Data to use =
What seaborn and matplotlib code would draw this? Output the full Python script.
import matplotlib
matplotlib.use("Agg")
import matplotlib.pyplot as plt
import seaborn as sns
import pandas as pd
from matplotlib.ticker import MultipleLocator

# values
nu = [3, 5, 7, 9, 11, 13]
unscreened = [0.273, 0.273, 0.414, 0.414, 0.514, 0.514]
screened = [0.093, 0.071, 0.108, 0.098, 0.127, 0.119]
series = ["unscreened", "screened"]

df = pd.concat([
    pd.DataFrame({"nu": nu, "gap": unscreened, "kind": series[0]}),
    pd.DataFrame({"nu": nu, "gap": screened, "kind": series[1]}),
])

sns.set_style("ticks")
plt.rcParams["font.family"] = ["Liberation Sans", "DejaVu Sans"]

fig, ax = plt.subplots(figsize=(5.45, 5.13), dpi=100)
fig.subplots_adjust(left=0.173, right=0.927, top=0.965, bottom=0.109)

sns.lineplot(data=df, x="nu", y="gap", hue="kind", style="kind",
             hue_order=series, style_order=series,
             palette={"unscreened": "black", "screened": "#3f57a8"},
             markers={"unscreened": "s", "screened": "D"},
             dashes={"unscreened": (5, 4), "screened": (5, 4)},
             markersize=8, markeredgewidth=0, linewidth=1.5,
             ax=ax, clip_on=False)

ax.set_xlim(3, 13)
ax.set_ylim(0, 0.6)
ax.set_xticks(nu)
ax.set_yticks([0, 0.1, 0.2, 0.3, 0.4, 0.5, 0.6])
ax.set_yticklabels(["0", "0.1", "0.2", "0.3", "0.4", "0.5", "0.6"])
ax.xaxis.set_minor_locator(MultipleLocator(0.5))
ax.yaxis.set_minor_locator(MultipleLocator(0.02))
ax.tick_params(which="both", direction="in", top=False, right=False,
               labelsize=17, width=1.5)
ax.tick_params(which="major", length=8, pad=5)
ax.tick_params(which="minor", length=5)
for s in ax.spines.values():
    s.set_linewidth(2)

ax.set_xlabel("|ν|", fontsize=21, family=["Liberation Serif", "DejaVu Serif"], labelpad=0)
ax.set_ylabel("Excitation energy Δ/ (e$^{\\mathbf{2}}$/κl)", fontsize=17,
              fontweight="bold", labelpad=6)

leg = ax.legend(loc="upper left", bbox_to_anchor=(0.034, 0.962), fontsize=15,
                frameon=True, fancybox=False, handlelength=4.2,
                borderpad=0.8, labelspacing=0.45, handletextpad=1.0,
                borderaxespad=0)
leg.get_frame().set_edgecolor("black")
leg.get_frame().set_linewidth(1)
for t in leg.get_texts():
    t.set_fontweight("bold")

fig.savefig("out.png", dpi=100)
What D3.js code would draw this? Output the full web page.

Task prompt =
Copy all data exactly, start to finish.

Worked solution =
What seaborn and matplotlib code would draw this? Output the full Python script.
import matplotlib
matplotlib.use("Agg")
import matplotlib.pyplot as plt
import seaborn as sns
import pandas as pd
from matplotlib.ticker import MultipleLocator

# values
nu = [3, 5, 7, 9, 11, 13]
unscreened = [0.273, 0.273, 0.414, 0.414, 0.514, 0.514]
screened = [0.093, 0.071, 0.108, 0.098, 0.127, 0.119]
series = ["unscreened", "screened"]

df = pd.concat([
    pd.DataFrame({"nu": nu, "gap": unscreened, "kind": series[0]}),
    pd.DataFrame({"nu": nu, "gap": screened, "kind": series[1]}),
])

sns.set_style("ticks")
plt.rcParams["font.family"] = ["Liberation Sans", "DejaVu Sans"]

fig, ax = plt.subplots(figsize=(5.45, 5.13), dpi=100)
fig.subplots_adjust(left=0.173, right=0.927, top=0.965, bottom=0.109)

sns.lineplot(data=df, x="nu", y="gap", hue="kind", style="kind",
             hue_order=series, style_order=series,
             palette={"unscreened": "black", "screened": "#3f57a8"},
             markers={"unscreened": "s", "screened": "D"},
             dashes={"unscreened": (5, 4), "screened": (5, 4)},
             markersize=8, markeredgewidth=0, linewidth=1.5,
             ax=ax, clip_on=False)

ax.set_xlim(3, 13)
ax.set_ylim(0, 0.6)
ax.set_xticks(nu)
ax.set_yticks([0, 0.1, 0.2, 0.3, 0.4, 0.5, 0.6])
ax.set_yticklabels(["0", "0.1", "0.2", "0.3", "0.4", "0.5", "0.6"])
ax.xaxis.set_minor_locator(MultipleLocator(0.5))
ax.yaxis.set_minor_locator(MultipleLocator(0.02))
ax.tick_params(which="both", direction="in", top=False, right=False,
               labelsize=17, width=1.5)
ax.tick_params(which="major", length=8, pad=5)
ax.tick_params(which="minor", length=5)
for s in ax.spines.values():
    s.set_linewidth(2)

ax.set_xlabel("|ν|", fontsize=21, family=["Liberation Serif", "DejaVu Serif"], labelpad=0)
ax.set_ylabel("Excitation energy Δ/ (e$^{\\mathbf{2}}$/κl)", fontsize=17,
              fontweight="bold", labelpad=6)

leg = ax.legend(loc="upper left", bbox_to_anchor=(0.034, 0.962), fontsize=15,
                frameon=True, fancybox=False, handlelength=4.2,
                borderpad=0.8, labelspacing=0.45, handletextpad=1.0,
                borderaxespad=0)
leg.get_frame().set_edgecolor("black")
leg.get_frame().set_linewidth(1)
for t in leg.get_texts():
    t.set_fontweight("bold")

fig.savefig("out.png", dpi=100)
What D3.js code would draw this? Output the full web page.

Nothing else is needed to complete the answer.